Giles Harvey in the New York Times:
It takes Deborah Eisenberg about a year to write a short story. She works at a desk overlooking the gently curving stairwell in her spacious, light-soaked Chelsea apartment. A small painting of a brick wall, suspended from the high ceiling by two slender cables, hangs at eye level in front of the desk, a sardonic reminder of the nature of her task. For Eisenberg, coming up against a brick wall is what writing often feels like. At 72, she has been conducting her siege on the ineffable for more than four decades, and yet the creative process remains almost totally opaque to her. “You work and you work and you work and you work,” she told me recently, her delicate, quavering voice an audible testament to the endless hours of labor. “And for months or years on end, you’re just a total dray horse, and then you finally finish something, and the next day you look at it and you think, How did that get there? What is that? Why were those the things that I seemed to need to say?”

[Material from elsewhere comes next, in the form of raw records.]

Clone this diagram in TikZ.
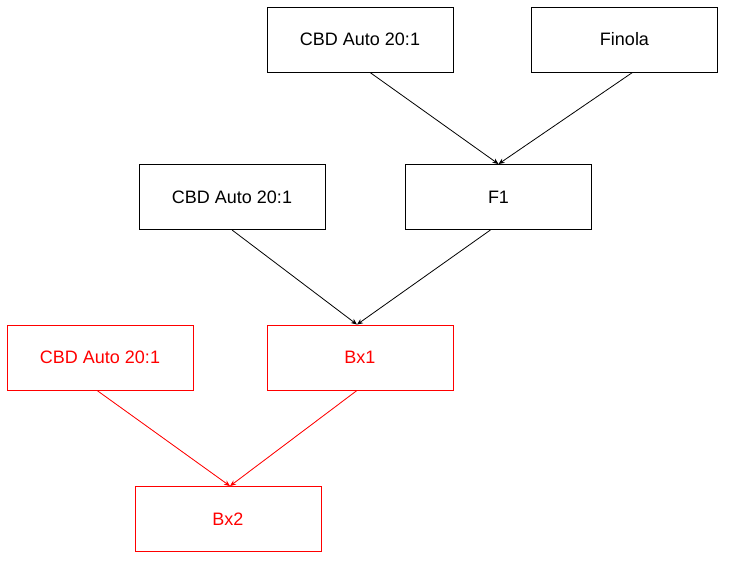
\documentclass[tikz,border=0pt]{standalone}
\usepackage{fontspec}
\setmainfont{Liberation Sans}
\usetikzlibrary{arrows.meta}

\begin{document}
\begin{tikzpicture}[
  x=1pt,y=-1pt,
  box/.style={draw,minimum width=186pt,minimum height=65pt,inner sep=0pt,font=\fontsize{18}{21}\selectfont,line width=0.9pt},
  redbox/.style={box,draw=red,text=red},
  arr/.style={-{Stealth[length=6pt,width=5pt]},line width=0.8pt},
  redarr/.style={arr,draw=red,fill=red}
]
\useasboundingbox (0,0) rectangle (748,580);
\node[box] (cbdtop) at (360,39.5) {CBD Auto 20:1};
\node[box] (finola) at (624.5,39.5) {Finola};
\node[box] (cbdmid) at (232,197) {CBD Auto 20:1};
\node[box] (f1) at (498.5,197) {F1};
\node[redbox] (cbdred) at (100,357.5) {CBD Auto 20:1};
\node[redbox] (bx1) at (360,357.5) {Bx1};
\node[redbox] (bx2) at (228,519) {Bx2};
\draw[arr] ([xshift=10pt]cbdtop.south)--(f1.north);
\draw[arr] ([xshift=8pt]finola.south)--(f1.north);
\draw[arr] (cbdmid.south)--([xshift=-3pt]bx1.north);
\draw[arr] ([xshift=-8pt]f1.south)--([xshift=-3pt]bx1.north);
\draw[redarr] ([xshift=-3pt]cbdred.south)--([xshift=2pt]bx2.north);
\draw[redarr] ([xshift=-3pt]bx1.south)--([xshift=2pt]bx2.north);
\end{tikzpicture}
\end{document}
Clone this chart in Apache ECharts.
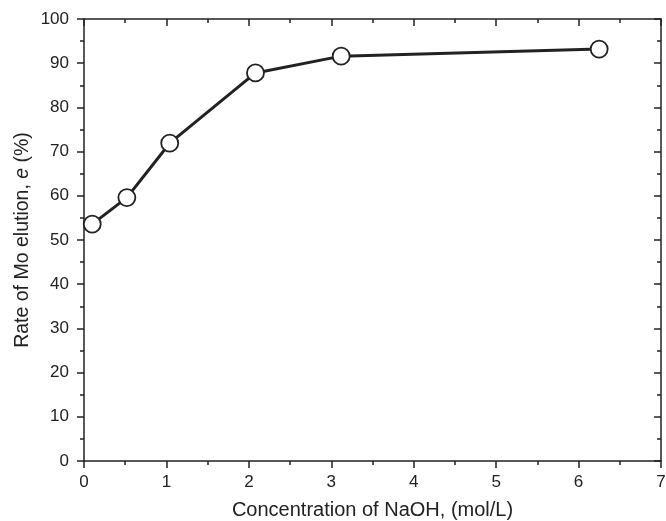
<!DOCTYPE html>
<html><head><meta charset="utf-8">
<script src="https://cdn.jsdelivr.net/npm/echarts@6/dist/echarts.min.js"></script>
<style>html,body{margin:0;padding:0;background:#fff}#c{width:666px;height:521px}</style>
</head><body><div id="c"></div>
<script>
const naoh = [0.10, 0.52, 1.04, 2.08, 3.12, 6.25];
const elution = [53.6, 59.6, 71.9, 87.8, 91.6, 93.2];
const xTicks = [0, 1, 2, 3, 4, 5, 6, 7];
const yTicks = [0, 10, 20, 30, 40, 50, 60, 70, 80, 90, 100];

const ink = '#222';
const font = '"Liberation Sans", Arial, sans-serif';
const axisBase = {
  axisLine: {show: true, onZero: false, lineStyle: {color: ink, width: 1.5}},
  splitLine: {show: false}
};
const chart = echarts.init(document.getElementById('c'));
chart.setOption({
  animation: false,
  grid: {left: 84, right: 5, top: 19, bottom: 60, containLabel: false, outerBoundsMode: 'none'},
  xAxis: [
    Object.assign({}, axisBase, {
      type: 'value', min: xTicks[0], max: xTicks[xTicks.length - 1], interval: 1, position: 'bottom',
      axisTick: {show: true, inside: false, length: 7, lineStyle: {color: ink, width: 1.5}},
      minorTick: {show: true, splitNumber: 2, length: 4, lineStyle: {color: ink, width: 1.5}},
      axisLabel: {color: ink, fontSize: 17, fontFamily: font, margin: 13},
      name: 'Concentration of NaOH, (mol/L)', nameLocation: 'middle', nameGap: 39,
      nameTextStyle: {color: ink, fontSize: 20, fontFamily: font}
    }),
    Object.assign({}, axisBase, {
      type: 'value', min: xTicks[0], max: xTicks[xTicks.length - 1], interval: 1, position: 'top',
      axisTick: {show: true, inside: true, length: 7, lineStyle: {color: ink, width: 1.5}},
      minorTick: {show: true, splitNumber: 2, length: 4, lineStyle: {color: ink, width: 1.5}},
      axisLabel: {show: false}
    })
  ],
  yAxis: [
    Object.assign({}, axisBase, {
      type: 'value', min: yTicks[0], max: yTicks[yTicks.length - 1], interval: 10, position: 'left',
      axisTick: {show: true, inside: false, length: 7, lineStyle: {color: ink, width: 1.5}},
      minorTick: {show: true, splitNumber: 2, length: 4, lineStyle: {color: ink, width: 1.5}},
      axisLabel: {color: ink, fontSize: 17, fontFamily: font, margin: 15},
      name: '{n|Rate of Mo elution, }{i|e}{n| (%)}', nameLocation: 'middle', nameGap: 51,
      nameMoveOverlap: false,
      nameTextStyle: {rich: {
        n: {color: ink, fontSize: 19.5, fontFamily: font},
        i: {color: ink, fontSize: 19.5, fontFamily: font, fontStyle: 'italic'}
      }}
    }),
    Object.assign({}, axisBase, {
      type: 'value', min: yTicks[0], max: yTicks[yTicks.length - 1], interval: 10, position: 'right',
      axisTick: {show: true, inside: true, length: 7, lineStyle: {color: ink, width: 1.5}},
      minorTick: {show: true, splitNumber: 2, length: 4, lineStyle: {color: ink, width: 1.5}},
      axisLabel: {show: false}
    })
  ],
  series: [{
    type: 'line',
    data: naoh.map((x, i) => [x, elution[i]]),
    symbol: 'circle', symbolSize: 17,
    lineStyle: {color: ink, width: 3},
    itemStyle: {color: '#fff', borderColor: ink, borderWidth: 1.8}
  }]
});
</script></body></html>
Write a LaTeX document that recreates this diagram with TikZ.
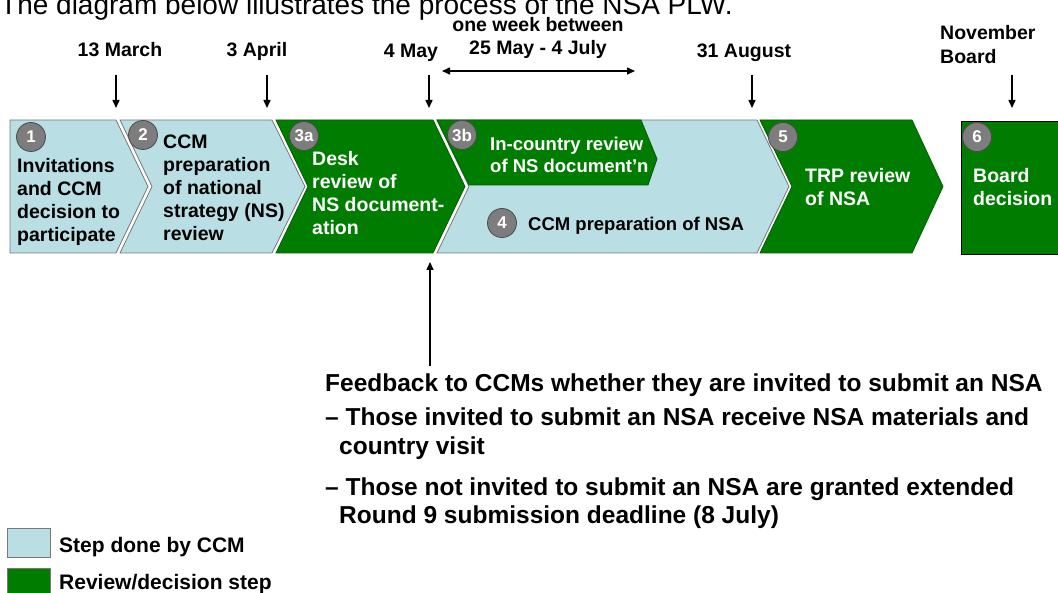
\documentclass[tikz,border=0pt]{standalone}
\usepackage{fontspec}
\setmainfont{Liberation Sans}
\usetikzlibrary{arrows.meta}

\definecolor{ccmblue}{RGB}{185,222,227}
\definecolor{revgreen}{RGB}{0,125,0}
\definecolor{numgray}{RGB}{125,125,125}
\definecolor{numedge}{RGB}{75,75,75}
\definecolor{edgegray}{RGB}{120,120,120}

% font size helper and a first-line strut for top-anchored labels
\newcommand{\setfs}[2]{\fontsize{#1}{#2}\selectfont}
\newcommand{\lnstrut}{\rule{0pt}{15pt}}
\newcommand{\lnstrutsm}{\rule{0pt}{14.5pt}}

\begin{document}
\begin{tikzpicture}[x=1pt,y=-1pt,
  ccm/.style={fill=ccmblue, draw=edgegray, line width=0.8pt},
  rev/.style={fill=revgreen, draw=revgreen!75!black, line width=0.8pt},
  num/.style={circle, fill=numgray, draw=numedge, line width=0.8pt,
    minimum size=29pt, inner sep=0pt, text=white,
    font=\setfs{17}{17}\bfseries},
  lbl/.style={anchor=north west, inner sep=0pt, align=left,
    font=\setfs{19.5}{23}\bfseries},
  lblsm/.style={anchor=north west, inner sep=0pt, align=left,
    font=\setfs{18.5}{22}\bfseries},
  datelbl/.style={anchor=base, inner sep=0pt, font=\setfs{19.5}{23}\bfseries},
  fbline/.style={anchor=base west, inner sep=0pt, font=\setfs{24.5}{28}\bfseries},
  keytext/.style={anchor=base west, inner sep=0pt, font=\setfs{21}{24}\bfseries},
  tick/.style={-{Triangle[length=8pt,width=7pt]}, line width=1.5pt},
  span/.style={{Triangle[length=8pt,width=7pt]}-{Triangle[length=8pt,width=7pt]}, line width=1.5pt}
]
\useasboundingbox (0,0) rectangle (1058,593);
\clip (0,0) rectangle (1058,593);
\fill[white] (0,0) rectangle (1058,593);

% heading line
\node[anchor=base west, inner sep=0pt, font=\setfs{28}{32}] (title) at (0,14.5)
  {The diagram below illustrates the process of the NSA PLW.};

% process chevrons
\draw[ccm] (10,120) -- (116,120) -- (148,186.5) -- (116,253) -- (10,253) -- cycle;
\draw[ccm] (120,120) -- (272,120) -- (305,186.5) -- (272,253) -- (120,253) -- (152,186.5) -- cycle;
\draw[rev] (276,120) -- (433,120) -- (465,186.5) -- (433,253) -- (276,253) -- (308,186.5) -- cycle;
\draw[ccm] (437,120) -- (757,120) -- (789,186.5) -- (757,253) -- (437,253) -- (469,186.5) -- cycle;
\draw[rev] (437,120) -- (641,120) -- (657,159) -- (648,185) -- (469,185) -- cycle;
\draw[rev] (760,120) -- (912,120) -- (943,186.5) -- (912,253) -- (760,253) -- (792,186.5) -- cycle;
\draw[rev, draw=black] (961,121) rectangle (1070,254);

% step numbers
\node[num] (n1)  at (31,137)  {1};
\node[num] (n2)  at (143,135) {2};
\node[num] (n3a) at (304,136) {3a};
\node[num] (n3b) at (462,135) {3b};
\node[num] (n4)  at (502,223) {4};
\node[num] (n5)  at (783,137) {5};
\node[num] (n6)  at (977,137) {6};

% step texts
\node[lbl] (s1) at (17,157) {\lnstrut Invitations\\and CCM\\decision to\\participate};
\node[lbl] (s2) at (163,133) {\lnstrut CCM\\preparation\\of national\\strategy (NS)\\review};
\node[lbl, text=white] (s3a) at (312,150) {\lnstrut Desk\\review of\\NS document-\\ation};
\node[lblsm, text=white] (s3b) at (490,135.5) {\lnstrutsm In-country review\\of NS document’n};
\node[lblsm] (s4) at (528,215.5) {\lnstrutsm CCM preparation of NSA};
\node[lbl, text=white] (s5) at (805,167) {\lnstrut TRP review\\of NSA};
\node[lbl, text=white] (s6) at (973,167) {\lnstrut Board\\decision};

% dates
\node[datelbl] (d1) at (120,57) {13 March};
\node[datelbl] (d2) at (257,57) {3 April};
\node[datelbl] (d3) at (411,58) {4 May};
\node[datelbl] (d4a) at (538,32) {one week between};
\node[datelbl] (d4b) at (538,55) {25 May - 4 July};
\node[datelbl] (d5) at (744,58) {31 August};
\node[lbl] (d6) at (940,24) {\lnstrut November\\[1pt]Board};

% date arrows
\coordinate (d1s) at (116,75);  \coordinate (d1e) at (116,108);
\coordinate (d2s) at (267,75);  \coordinate (d2e) at (267,108);
\coordinate (d3s) at (429,75);  \coordinate (d3e) at (429,108);
\coordinate (d5s) at (752,75);  \coordinate (d5e) at (752,108);
\coordinate (d6s) at (1012,75); \coordinate (d6e) at (1012,108);
\coordinate (spL) at (442,71);  \coordinate (spR) at (635,71);
\draw[tick] (d1s) -- (d1e);
\draw[tick] (d2s) -- (d2e);
\draw[tick] (d3s) -- (d3e);
\draw[tick] (d5s) -- (d5e);
\draw[tick] (d6s) -- (d6e);
\draw[span] (spL) -- (spR);

% feedback note
\coordinate (fbfoot) at (430,366);
\coordinate (fbtip) at (430,262);
\draw[tick] (fbfoot) -- (fbtip);
\node[fbline] (fb1) at (325,392) {Feedback to CCMs whether they are invited to submit an NSA};
\node[fbline] (fb2) at (325,426) {– Those invited to submit an NSA receive NSA materials and};
\node[fbline] (fb3) at (339,455) {country visit};
\node[fbline] (fb4) at (325,495) {– Those not invited to submit an NSA are granted extended};
\node[fbline] (fb5) at (339,523) {Round 9 submission deadline (8 July)};

% legend
\draw[ccm] (7,528) rectangle (50,557);
\draw[rev, draw=edgegray] (7,568) rectangle (50,600);
\node[keytext] (k1) at (59,552) {Step done by CCM};
\node[keytext] (k2) at (59,589) {Review/decision step};
\end{tikzpicture}
\end{document}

Behind her desk is a wrought-iron daybed on which she takes frequent breaks to read; while she’s in the early stages of working on a new story, two hours of writing a day is usually as much as she can manage. When I asked her what she does with the rest of her time, a puzzled look came across her face, as though she were trying to decipher some hidden message in the ceiling moldings. “It’s hard to say,” she eventually conceded.